Characteristics of Social Institutions
Social institutions exhibit the following characteristics
i. Durability: - Because the members of each generation face the same basic problems, and because they maintain ties with both the past and the future through their parents and their children, the organized habits we call “institutions” are durable.
ii. Dynamism and Constant Change: - People are not totally conforming but act as individuals. Societal members both follow institutional patterns, and continually create new patterns. The forms of these enduring institutions are therefore constantly changing.
iii. Pattern Maintenance: - Besides helping individuals satisfy some of their basic needs, institutions also provide the cement that holds society together. If individual lived his own way and did only his “own thing”, we would soon face utter chaos. Without some means of steady support, parents might abandon their infants or let them die. In other words, institutions enable societies to keep functioning. Institutions are foundations, or pillars of society.
iv. Interdependence: - Institutions are interdependent. Usually, the child first learns about the value of making a good living, about the necessity for order, about religious principles, and about educational goals in the family setting. The family institution supports the other institutions, and is in turn supported by them. The condition of the economy in your society determines whether you can obtain a good job and establish your own family. Your religion may teach that birth control is wrong. If you and others are faithful to such teaching, the results may affect all other institutions.
v. Tension between stability and Change: - Institutions display tension between stability and change.
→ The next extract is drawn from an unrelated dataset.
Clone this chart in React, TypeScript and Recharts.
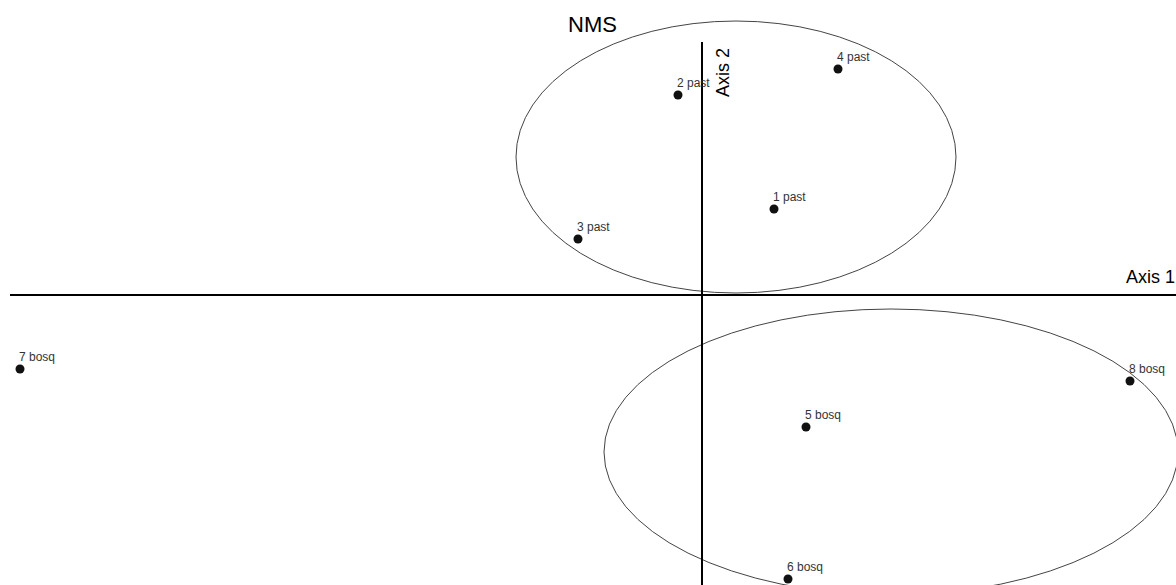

Workable ways of doing things, repeated over and over, tend to become rigid forms. This is why mere habits become institutions. Looked at from this point of view, institutions tend to maintain stability and status quo. But as new ways of doing things appear and are found workable, they challenge stability and impel (push) institutions toward change.
vi. Mere Abstraction of Organizations: - Institutions are mere abstract concepts of organized habits and standard ways of doing things. We cannot see institutions. What we can see are families, schools, banks, churches, prisons, mental hospitals. But these would be nothing but empty symbols without one vital ingredient: individuals. The behaviour of individuals gives institutions their form. And institutions give form to individual behaviour.
CONCLUSION
The survival of the society depends on the effectiveness of social institutions in the performance of their specialized functions. Also, it is noteworthy that the conflict orientation about social institution was considered to balance up the earlier views of the functionalists. The implications of the social institutions for conditioning individuals’ behaviour cannot be overemphasized. Finally, the durability and interindependence of these social institutions reinforce the society and promote predictability.
SUMMARY
In this unit, various theoretical perspectives on social institutions were presented. The characteristics of social institutions were taken. Finally, the roles of social institutions as pivotal or essential institution were discussed.